First, the authors have hardly any evidence that divorcing couples want to stay married. Their claim is largely derived from a Minnesota study of just over 300 couples going through divorce; in 30 percent of these marriages, one spouse expressed interest in reconciliation services, and in another 10 percent, both spouses did. In other words, in 90 percent of these couples, at least one partner was completely uninterested in reconciling. Setting aside the wisdom of premising national policies on the self-report of a hundred-odd Minnesotans, their responses are hardly a mandate for year-long waits for divorce.
Second, as I point out in a letter published in today’s Washington Post, the authors misrepresent how long it currently takes to get divorced. They leave readers with the impression that divorce is available on demand, by claiming that most states have “waiting periods” of six months or fewer. It’s true that in most states, once someone files for divorce, he or she isn’t required to wait long to get one. But what the authors leave out is that in many states, in order to file for a no-fault divorce in the first place, couples have to have lived “separate and apart” for months or even years. (No-fault divorce lets couples end their marriages without one spouse accusing the other of wrongdoing.) In other words, states already force couples to take plenty of time to decide whether they want to reconcile.

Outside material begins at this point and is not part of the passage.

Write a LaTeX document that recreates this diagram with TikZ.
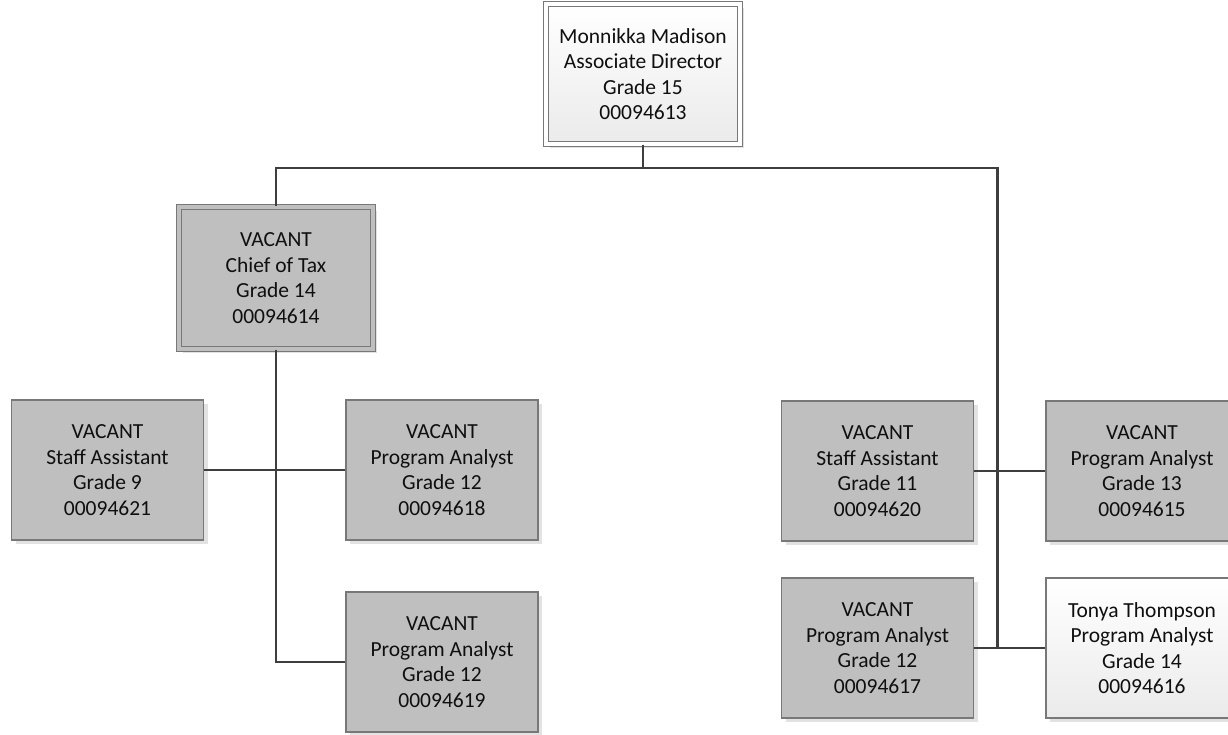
\documentclass[tikz,border=0pt]{standalone}
\usepackage{fontspec}
\setmainfont{Carlito}
\usetikzlibrary{shadows}
\definecolor{boxgray}{RGB}{191,191,191}
\definecolor{edgecol}{RGB}{120,120,120}
\definecolor{conncol}{RGB}{62,62,62}
\definecolor{shadowcol}{RGB}{226,226,226}
\definecolor{textcol}{RGB}{15,15,15}
\begin{document}
\begin{tikzpicture}[x=1pt,y=-1pt,
  orgbox/.style={rectangle, draw=edgecol, line width=1.1pt, minimum width=192pt, minimum height=140pt,
    align=center, font=\fontsize{21.5}{25.5}\selectfont, text=textcol, inner sep=0pt,
    drop shadow={shadow xshift=4pt, shadow yshift=-4pt, fill=shadowcol, opacity=1}},
  vacant/.style={orgbox, fill=boxgray},
  lightbox/.style={orgbox, top color=white, bottom color=black!8},
  dblbox/.style={double distance=4pt, minimum width=194pt},
  conn/.style={draw=conncol, line width=2.8pt}]
\useasboundingbox (0,0) rectangle (1228,735);
\clip (0,0) rectangle (1228,735);
\fill[white] (0,0) rectangle (1228,735);

\node[lightbox, dblbox, double=white] (top) at (643,74) {Monnikka Madison\\Associate Director\\Grade 15\\00094613};
\node[vacant, dblbox, double=boxgray, minimum height=142pt] (chief) at (276,278) {VACANT\\Chief of Tax\\Grade 14\\00094614};
\node[vacant] (sa9) at (107.5,470) {VACANT\\Staff Assistant\\Grade 9\\00094621};
\node[vacant] (pa18) at (442,470) {VACANT\\Program Analyst\\Grade 12\\00094618};
\node[vacant] (pa19) at (442,662) {VACANT\\Program Analyst\\Grade 12\\00094619};
\node[vacant] (sa11) at (877.5,471) {VACANT\\Staff Assistant\\Grade 11\\00094620};
\node[vacant] (pa15) at (1142,471) {VACANT\\Program Analyst\\Grade 13\\00094615};
\node[vacant] (pa17) at (877.5,648) {VACANT\\Program Analyst\\Grade 12\\00094617};
\node[lightbox] (tonya) at (1142,648) {Tonya Thompson\\Program Analyst\\Grade 14\\00094616};

\coordinate (jl) at (276,168);
\coordinate (jr) at (997.5,168);
\coordinate (jb) at (997.5,648);

\draw[conn] (top.south) -- (top.south |- jl);
\draw[conn] (chief.north) |- (jr) -- (jb);
\draw[conn] (chief.south) |- (pa19.west);
\draw[conn] (sa9.east) -- (pa18.west);
\draw[conn] (sa11.east) -- (pa15.west);
\draw[conn] (pa17.east) -- (tonya.west);
\end{tikzpicture}
\end{document}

Sears and Doherty’s Second Chances Act would extend the wait even longer, requiring couples to weather a year-long waiting period after already satisfying their state’s statutory separation period. At best, this would leave families in prolonged limbo, preventing them from getting on with their post-divorce lives. At worst, the long wait after filing could encourage the 90 percent of couples unlikely to reconcile to run into court as quickly as possible. That’s hardly conducive to reconciliation.